I am extraordinarily concerned with the extent of the affordable housing crisis our nation is facing. We need banks to invest in housing and in our communities. I believe that community banks can provide those kinds of investments but I am also concerned that if the hedge funds can prey on community banks with little oversight then they will be unable to provide the kinds of investments in housing, and small businesses that communities need. Instead, we’ll see more community banks investing in hedge funds and possibly leaving these communities behind. So, when Members ask how can we create more affordable housing or address the issues that experts like Dr. Matthew Desmond are raising on the housing crisis in America, one thing that we can do, is not think narrowly about the impact of financial services legislation, and particularly, legislation like H.R. 4790 that can create lasting unintended consequences if not carefully considered. We should think broadly and realize that the policies that we make for banks can have real impacts on the communities they serve.

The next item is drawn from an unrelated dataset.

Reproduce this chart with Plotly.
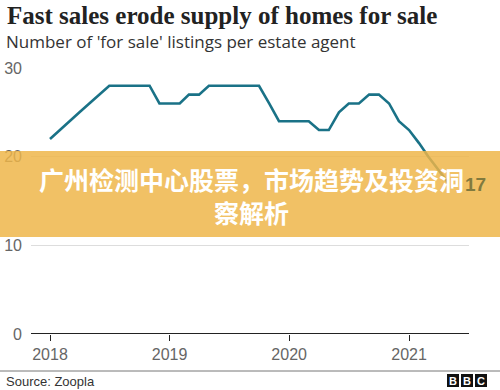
import plotly.graph_objects as go

# ---- data ----
months = [
    "2018-01-01", "2018-02-01", "2018-03-01", "2018-04-01", "2018-05-01", "2018-06-01",
    "2018-07-01", "2018-08-01", "2018-09-01", "2018-10-01", "2018-11-01", "2018-12-01",
    "2019-01-01", "2019-02-01", "2019-03-01", "2019-04-01", "2019-05-01", "2019-06-01",
    "2019-07-01", "2019-08-01", "2019-09-01", "2019-10-01", "2019-11-01", "2019-12-01",
    "2020-01-01", "2020-02-01", "2020-03-01", "2020-04-01", "2020-05-01", "2020-06-01",
    "2020-07-01", "2020-08-01", "2020-09-01", "2020-10-01", "2020-11-01", "2020-12-01",
    "2021-01-01", "2021-02-01", "2021-03-01", "2021-04-01", "2021-05-01",
]
listings = [
    22, 23, 24, 25, 26, 27, 28, 28, 28, 28, 28, 26,
    26, 26, 27, 27, 28, 28, 28, 28, 28, 28, 26, 24,
    24, 24, 24, 23, 23, 25, 26, 26, 27, 27, 26, 24,
    23, 21.5, 20, 18.5, 17,
]
end_label = "17"
x_ticks = ["2018-01-01", "2019-01-01", "2020-01-01", "2021-01-01"]
x_tick_text = ["2018", "2019", "2020", "2021"]
y_ticks = [0, 10, 20, 30]

title = "Fast sales erode supply of homes for sale"
subtitle = "Number of 'for sale' listings per estate agent"
source = "Source: Zoopla"
banner_line1 = "广州检测中心股票，市场趋势及投资洞"
banner_line2 = "察解析"

# ---- layout geometry (pixels) ----
W, H = 500, 390
L, R, T, B = 31, 31, 68, 56
PW, PH = W - L - R, H - T - B


def px(xp):
    return (xp - L) / PW


def py(yp):
    return (H - B - yp) / PH


teal = "#1a7287"

fig = go.Figure()
fig.add_trace(go.Scatter(
    x=months, y=listings, mode="lines",
    line=dict(color=teal, width=2.6),
    hoverinfo="skip", showlegend=False,
))

fig.update_layout(
    width=W, height=H,
    margin=dict(l=L, r=R, t=T, b=B, pad=0),
    paper_bgcolor="white", plot_bgcolor="white",
    font=dict(family="Liberation Sans", color="#666666"),
    xaxis=dict(
        type="date",
        range=["2017-11-04", "2021-07-03"],
        tickvals=x_ticks, ticktext=x_tick_text,
        showgrid=False, zeroline=False,
        showline=False,
        ticks="outside", ticklen=6, tickwidth=1, tickcolor="#222222",
        tickfont=dict(size=16, color="#666666"),
        automargin=False,
        fixedrange=True,
    ),
    yaxis=dict(
        range=[0, 30],
        tickvals=y_ticks,
        showgrid=True, gridcolor="#dddddd", gridwidth=1,
        zeroline=False, showline=False, ticks="",
        ticklabelstandoff=8,
        tickfont=dict(size=16, color="#666666"),
        automargin=False,
        fixedrange=True,
    ),
    shapes=[
        dict(type="line", xref="paper", yref="y", x0=0, x1=1, y0=0, y1=0,
             line=dict(color="#222222", width=2), layer="above"),
        dict(type="rect", xref="paper", yref="paper",
             x0=px(-5), x1=px(W + 5), y0=py(237), y1=py(151),
             fillcolor="#eeb548", opacity=0.84, line=dict(width=0), layer="above"),
        dict(type="line", xref="paper", yref="paper", x0=px(0), x1=px(W),
             y0=py(371), y1=py(371), line=dict(color="#777777", width=1)),
        dict(type="rect", xref="paper", yref="paper", x0=px(447), x1=px(459),
             y0=py(387), y1=py(374), fillcolor="#111111", line=dict(width=0)),
        dict(type="rect", xref="paper", yref="paper", x0=px(461), x1=px(473),
             y0=py(387), y1=py(374), fillcolor="#111111", line=dict(width=0)),
        dict(type="rect", xref="paper", yref="paper", x0=px(475), x1=px(487),
             y0=py(387), y1=py(374), fillcolor="#111111", line=dict(width=0)),
    ],
    annotations=[
        dict(text="<b>" + title + "</b>", xref="paper", yref="paper",
             x=px(5), y=py(16), xanchor="left", yanchor="middle", showarrow=False,
             font=dict(family="Liberation Serif", size=25, color="#222222")),
        dict(text=subtitle, xref="paper", yref="paper",
             x=px(4), y=py(42), xanchor="left", yanchor="middle", showarrow=False,
             font=dict(family="Open Sans", size=17, color="#333333")),
        dict(text=source, xref="paper", yref="paper",
             x=px(4), y=py(381), xanchor="left", yanchor="middle", showarrow=False,
             font=dict(family="Liberation Sans", size=13, color="#333333")),
        dict(text="<b>B</b>", xref="paper", yref="paper", x=px(453), y=py(380.5),
             xanchor="center", yanchor="middle", showarrow=False,
             font=dict(family="Liberation Sans", size=11, color="white")),
        dict(text="<b>B</b>", xref="paper", yref="paper", x=px(467), y=py(380.5),
             xanchor="center", yanchor="middle", showarrow=False,
             font=dict(family="Liberation Sans", size=11, color="white")),
        dict(text="<b>C</b>", xref="paper", yref="paper", x=px(481), y=py(380.5),
             xanchor="center", yanchor="middle", showarrow=False,
             font=dict(family="Liberation Sans", size=11, color="white")),
        dict(text="<b>" + banner_line1 + "</b>", xref="paper", yref="paper",
             x=px(251), y=py(179), xanchor="center", yanchor="middle", showarrow=False,
             font=dict(family="Noto Sans CJK SC", size=25, color="white")),
        dict(text="<b>" + banner_line2 + "</b>", xref="paper", yref="paper",
             x=px(251), y=py(212), xanchor="center", yanchor="middle", showarrow=False,
             font=dict(family="Noto Sans CJK SC", size=25, color="white")),
        dict(text="<b>" + end_label + "</b>", xref="x", yref="y",
             x=months[-1], y=listings[-1], xanchor="left", yanchor="middle",
             xshift=15, yshift=-1, showarrow=False,
             font=dict(family="Liberation Sans", size=19, color="#817a3e")),
    ],
)

fig.write_html(
    "out.html",
    config={"displayModeBar": False},
    post_script="document.body.style.margin='0';document.body.style.overflow='hidden';",
)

And the regulators and experts have done just that – they have carefully considered the bill’s provisions and the unintended consequences that could ensue. That is why the blanket carve out in this bill is opposed by former Fed Chairman and the rule’s namesake, Paul Volcker, who has said “I know from my long experience in banking and savings and loan regulation that plausibly small loopholes can be ‘gamed’ and exploited with unfortunate consequences.” Paul Volcker was Chairman of the Fed for part of the savings and loan crisis, during which more than a thousand S&Ls failed, fully one third of the industry. The exemption is also opposed by FDIC Chairman Gruenberg, FDIC Vice Chairman Thomas Hoenig, and investor advocates. If we truly want to reduce regulatory burdens on community banks that engage in permitted trading activity, we should be looking at other ways to accommodate them, such as by creating a presumption of compliance with the Volcker Rule, which reduces compliance costs without opening up a loophole. Rather than encouraging banks, especially community banks, to make speculative bets on hedge funds or derivatives, we should be doing everything possible to ensure banks are focused on supporting their communities by offering mortgages and commercial loans.

Second, H.R. 4790 would repeal the requirement that the Federal Reserve, FDIC, Office of the Comptroller of Currency (OCC), Securities and Exchange Commission (SEC), and Commodity Futures Trading Commission (CFTC) work together to jointly implement the rule. Instead, the bill would delegate sole rulemaking authority to the Federal Reserve, which could choose to consult or not consult with the other regulators. This would unreasonably cut the FDIC out of any future rule changes, even though it is the regulator charged with protecting deposit insurance against the very risky, speculative activities the Volcker Rule was designed to prevent. It would also cut the OCC out of the rulemaking process, even though it oversees institutions that account for approximately 40 percent of bank holding company trading revenues. And, it would cut out the SEC and CFTC, even though those agencies have the expertise and jurisdiction over broker-dealers and futures traders and their market making activities.

Worse, appointing the Fed as the sole regulator would make it easier for the Trump Administration to weaken and repeal the Volcker Rule even though it was expeditiously promulgated in two years and the regulators are now working together to make appropriate changes. While the bill would at least allow the appropriate banking regulators, SEC and CFTC, to enforce the rule, such enforcement authority is meaningless if the Volcker Rule is effectively gutted by the Trump Administration.

But this is what my Republican colleagues want. Chairman Hensarling’s 600-page big bank giveaway, H.R. 10, known as the Wrong Choice Act, would have repealed the Volcker Rule outright. H.R. 4790 is merely the latest attempt to do the same thing.

So I strongly oppose H.R. 4790. I reserve the balance of my time.